Chairman John Moolenaar (R-MI) and Ranking Member Raja Krishnamoorthi (D-IL) today announced the House introduction of the “No Adversarial AI Act”— bipartisan legislation also being championed in the Senate by Senators Rick Scott (R-FL) and Gary Peters (D-MI). The bill would prohibit U.S. executive agencies from acquiring or using artificial intelligence developed by companies tied to foreign adversaries like the Chinese Communist Party. The House legislation is cosponsored by a bipartisan group of Select Committee members, including Reps. Ritchie Torres (D-NY) and Darin LaHood (R-IL).

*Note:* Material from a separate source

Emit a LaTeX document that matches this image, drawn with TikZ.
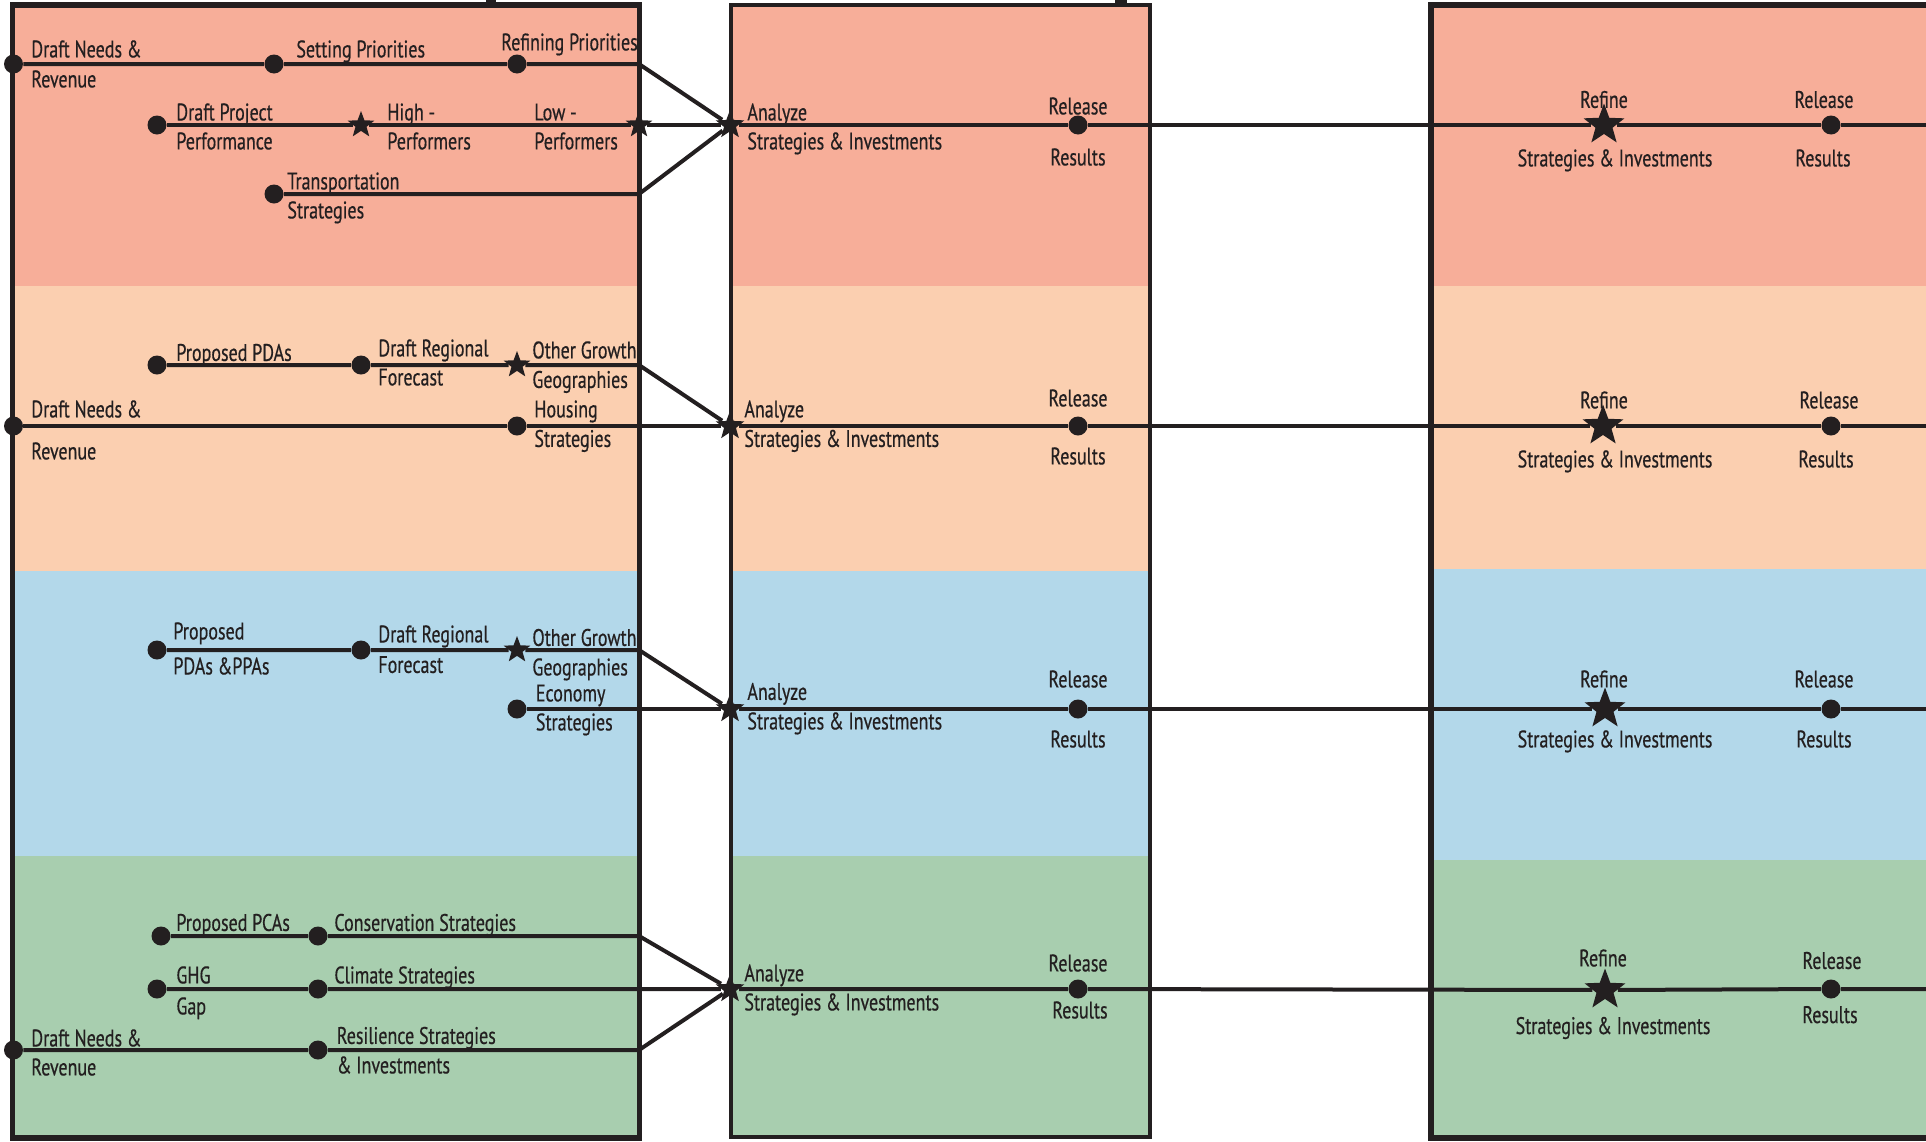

“We are in a new Cold War—and AI is the strategic technology at the center,” said Chairman Moolenaar. “The CCP doesn’t innovate—it steals, scales, and subverts. From IP theft and chip smuggling to embedding AI in surveillance and military platforms, the Chinese Communist Party is racing to weaponize this technology. We must draw a clear line: U.S. government systems cannot be powered by tools built to serve authoritarian interests.”
What the No Adversarial AI Act Does:
- Creates a public list of AI systems developed by foreign adversaries, maintained and updated by the Federal Acquisition Security Council.
- Prohibits executive agencies from acquiring or using adversary-developed AI—except in narrow cases such as research, counterterrorism, or mission-critical needs.
- Establishes a delisting process for companies that can demonstrate they are free from foreign adversary control or influence.
“Artificial intelligence controlled by foreign adversaries poses a direct threat to our national security, our data, and our government operations,” said Ranking Member Raja Krishnamoorthi. “We cannot allow hostile regimes to embed their code in our most sensitive systems. This bipartisan legislation will create a clear firewall between foreign adversary AI and the U.S. government, protecting our institutions and the American people. Chinese, Russian, and other adversary AI systems simply do not belong on government devices, and certainly shouldn’t be entrusted with government data.”
Senator Rick Scott said, “The Communist Chinese regime will use any means necessary to spy, steal, and undermine the United States, and as AI technology advances, we must do more to protect our national security and stop adversarial regimes from using technology against us. With clear evidence that China can have access to U.S. user data on AI systems, it’s absolutely insane for our own federal agencies to be using these dangerous platforms and subject our government to Beijing’s control. Our No Adversarial AI Act will stop this direct threat to our national security and keep the American government’s sensitive data out of enemy hands.”
The legislation marks a major action in the Select Committee’s AI campaign, which aims to secure U.S. AI supply chains, enforce robust export controls, and ensure American innovation does not fuel authoritarian surveillance or military systems abroad.
Today’s hearing and legislation continues the series of new proposals and messaging the Committee will roll out this summer to confront the CCP’s exploitation of U.S. innovation and prevent American technology from fueling Beijing’s AI ambitions.